■ WHAT TO PRODUCE
Copy out exactly the lines spanning the line with "Convert this chart to Plotly code." to the line with "import plotly.graph_objects as go", inclusive, from the data underneath, with no pictures.

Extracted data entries
....................

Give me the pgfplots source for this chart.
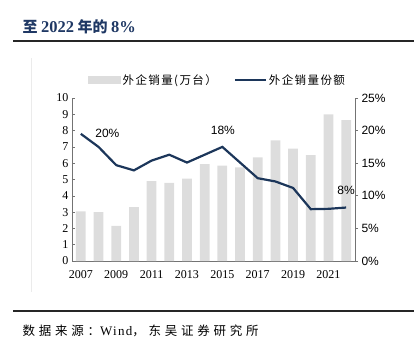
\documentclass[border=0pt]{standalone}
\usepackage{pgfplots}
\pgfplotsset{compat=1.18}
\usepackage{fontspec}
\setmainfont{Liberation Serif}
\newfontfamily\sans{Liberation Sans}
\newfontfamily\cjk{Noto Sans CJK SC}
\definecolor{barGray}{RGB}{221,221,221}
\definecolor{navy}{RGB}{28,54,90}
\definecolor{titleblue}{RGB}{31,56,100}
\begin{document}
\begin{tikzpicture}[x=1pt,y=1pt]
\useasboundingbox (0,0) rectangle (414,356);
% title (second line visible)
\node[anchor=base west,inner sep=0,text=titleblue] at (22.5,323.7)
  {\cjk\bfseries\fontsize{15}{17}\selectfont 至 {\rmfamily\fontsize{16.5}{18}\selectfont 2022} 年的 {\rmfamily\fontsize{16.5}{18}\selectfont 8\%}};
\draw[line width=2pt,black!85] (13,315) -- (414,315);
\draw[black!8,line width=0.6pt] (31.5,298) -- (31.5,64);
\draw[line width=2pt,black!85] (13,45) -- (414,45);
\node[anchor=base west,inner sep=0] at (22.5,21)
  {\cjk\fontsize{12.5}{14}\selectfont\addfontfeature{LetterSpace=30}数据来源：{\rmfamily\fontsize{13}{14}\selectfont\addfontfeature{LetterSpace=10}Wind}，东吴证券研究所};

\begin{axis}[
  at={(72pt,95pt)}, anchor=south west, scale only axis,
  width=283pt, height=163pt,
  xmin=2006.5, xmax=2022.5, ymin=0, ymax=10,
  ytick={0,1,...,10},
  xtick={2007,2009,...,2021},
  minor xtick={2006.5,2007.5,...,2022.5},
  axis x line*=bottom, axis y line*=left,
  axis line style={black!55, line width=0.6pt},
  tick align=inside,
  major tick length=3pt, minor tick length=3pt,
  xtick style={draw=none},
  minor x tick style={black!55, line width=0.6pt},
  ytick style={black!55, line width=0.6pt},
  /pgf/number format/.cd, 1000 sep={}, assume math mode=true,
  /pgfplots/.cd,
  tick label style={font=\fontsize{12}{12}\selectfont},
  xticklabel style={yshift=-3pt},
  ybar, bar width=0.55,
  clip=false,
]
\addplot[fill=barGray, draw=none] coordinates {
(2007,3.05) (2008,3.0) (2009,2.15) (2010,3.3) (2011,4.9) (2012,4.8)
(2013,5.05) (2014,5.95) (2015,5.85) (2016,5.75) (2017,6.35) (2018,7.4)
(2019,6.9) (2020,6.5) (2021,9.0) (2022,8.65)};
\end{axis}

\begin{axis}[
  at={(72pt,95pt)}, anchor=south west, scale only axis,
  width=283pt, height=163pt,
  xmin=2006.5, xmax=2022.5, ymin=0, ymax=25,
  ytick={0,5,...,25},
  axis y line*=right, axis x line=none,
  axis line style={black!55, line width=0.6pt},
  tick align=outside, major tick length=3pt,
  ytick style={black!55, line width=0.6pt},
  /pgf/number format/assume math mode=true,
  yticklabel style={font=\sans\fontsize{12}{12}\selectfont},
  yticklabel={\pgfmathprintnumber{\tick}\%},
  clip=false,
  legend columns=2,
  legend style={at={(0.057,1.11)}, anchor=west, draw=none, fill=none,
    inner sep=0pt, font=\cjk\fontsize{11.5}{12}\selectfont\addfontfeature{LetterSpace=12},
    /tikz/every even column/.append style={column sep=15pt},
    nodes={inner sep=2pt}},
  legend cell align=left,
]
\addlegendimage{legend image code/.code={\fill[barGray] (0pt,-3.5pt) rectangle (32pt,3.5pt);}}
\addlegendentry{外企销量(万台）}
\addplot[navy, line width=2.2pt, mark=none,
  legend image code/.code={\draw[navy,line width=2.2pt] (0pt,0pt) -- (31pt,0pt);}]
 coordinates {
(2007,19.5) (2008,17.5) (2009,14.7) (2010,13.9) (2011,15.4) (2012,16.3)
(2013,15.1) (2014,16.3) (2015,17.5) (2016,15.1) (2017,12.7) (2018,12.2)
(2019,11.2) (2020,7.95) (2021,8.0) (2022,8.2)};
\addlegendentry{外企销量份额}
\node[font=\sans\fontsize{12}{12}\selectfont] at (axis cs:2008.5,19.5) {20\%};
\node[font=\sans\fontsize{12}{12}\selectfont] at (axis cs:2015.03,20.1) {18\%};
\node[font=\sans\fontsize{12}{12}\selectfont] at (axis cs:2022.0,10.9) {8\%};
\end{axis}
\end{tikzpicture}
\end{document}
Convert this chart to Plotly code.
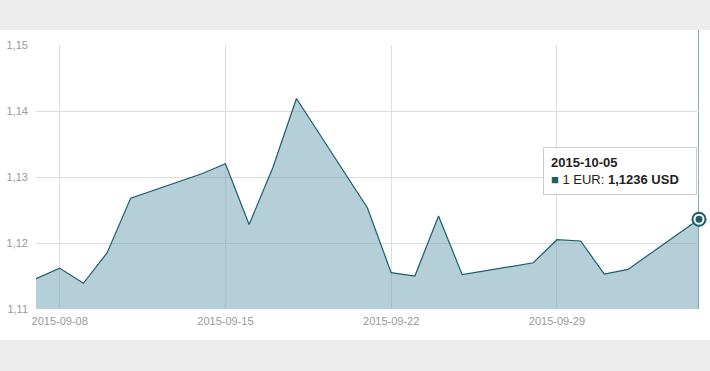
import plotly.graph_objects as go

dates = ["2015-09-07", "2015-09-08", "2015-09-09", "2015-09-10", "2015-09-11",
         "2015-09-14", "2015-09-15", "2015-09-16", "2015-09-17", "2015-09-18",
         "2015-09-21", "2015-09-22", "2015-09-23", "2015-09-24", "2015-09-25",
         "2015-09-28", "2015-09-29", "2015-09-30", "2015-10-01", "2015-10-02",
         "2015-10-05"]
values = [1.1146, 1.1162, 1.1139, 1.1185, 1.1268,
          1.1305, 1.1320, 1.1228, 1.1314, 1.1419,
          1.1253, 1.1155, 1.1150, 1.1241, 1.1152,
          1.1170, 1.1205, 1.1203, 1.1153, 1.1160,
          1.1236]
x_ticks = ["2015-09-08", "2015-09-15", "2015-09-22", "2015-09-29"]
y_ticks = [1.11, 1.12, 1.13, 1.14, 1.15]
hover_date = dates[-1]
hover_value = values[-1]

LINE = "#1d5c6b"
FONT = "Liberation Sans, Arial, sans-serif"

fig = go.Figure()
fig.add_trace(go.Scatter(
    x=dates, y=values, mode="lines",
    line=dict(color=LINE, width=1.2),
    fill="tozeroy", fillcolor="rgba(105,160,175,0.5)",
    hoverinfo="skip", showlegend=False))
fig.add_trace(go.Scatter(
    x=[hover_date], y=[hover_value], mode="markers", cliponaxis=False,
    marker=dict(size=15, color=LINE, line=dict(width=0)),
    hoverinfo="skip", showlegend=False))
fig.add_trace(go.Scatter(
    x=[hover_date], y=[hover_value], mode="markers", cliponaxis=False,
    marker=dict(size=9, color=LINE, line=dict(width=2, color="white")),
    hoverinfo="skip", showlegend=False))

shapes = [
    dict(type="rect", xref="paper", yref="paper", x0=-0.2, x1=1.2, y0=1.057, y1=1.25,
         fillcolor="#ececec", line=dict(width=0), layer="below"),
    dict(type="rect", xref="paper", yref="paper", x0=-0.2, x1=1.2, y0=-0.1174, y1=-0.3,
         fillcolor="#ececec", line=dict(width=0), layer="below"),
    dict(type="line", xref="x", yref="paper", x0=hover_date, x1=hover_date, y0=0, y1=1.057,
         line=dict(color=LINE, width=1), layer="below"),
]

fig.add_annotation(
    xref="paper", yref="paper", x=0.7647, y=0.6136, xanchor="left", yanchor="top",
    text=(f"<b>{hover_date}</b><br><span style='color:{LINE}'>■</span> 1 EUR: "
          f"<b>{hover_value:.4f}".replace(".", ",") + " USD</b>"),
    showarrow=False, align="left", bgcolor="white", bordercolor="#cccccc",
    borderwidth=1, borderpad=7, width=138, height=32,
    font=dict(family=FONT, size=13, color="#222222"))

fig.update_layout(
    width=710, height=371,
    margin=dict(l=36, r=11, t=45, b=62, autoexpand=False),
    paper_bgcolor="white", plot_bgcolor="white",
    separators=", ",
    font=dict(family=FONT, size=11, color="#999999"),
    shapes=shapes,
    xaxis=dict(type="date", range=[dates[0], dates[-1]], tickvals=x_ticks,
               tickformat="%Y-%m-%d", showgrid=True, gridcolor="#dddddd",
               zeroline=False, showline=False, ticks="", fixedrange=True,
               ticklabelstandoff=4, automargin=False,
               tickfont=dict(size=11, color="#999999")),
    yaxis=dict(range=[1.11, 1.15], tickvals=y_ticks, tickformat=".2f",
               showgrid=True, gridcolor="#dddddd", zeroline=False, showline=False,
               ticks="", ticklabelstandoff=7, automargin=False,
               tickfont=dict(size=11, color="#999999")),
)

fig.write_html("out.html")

....................

■ SOLUTION FOR THIS TASK
Convert this chart to Plotly code.
import plotly.graph_objects as go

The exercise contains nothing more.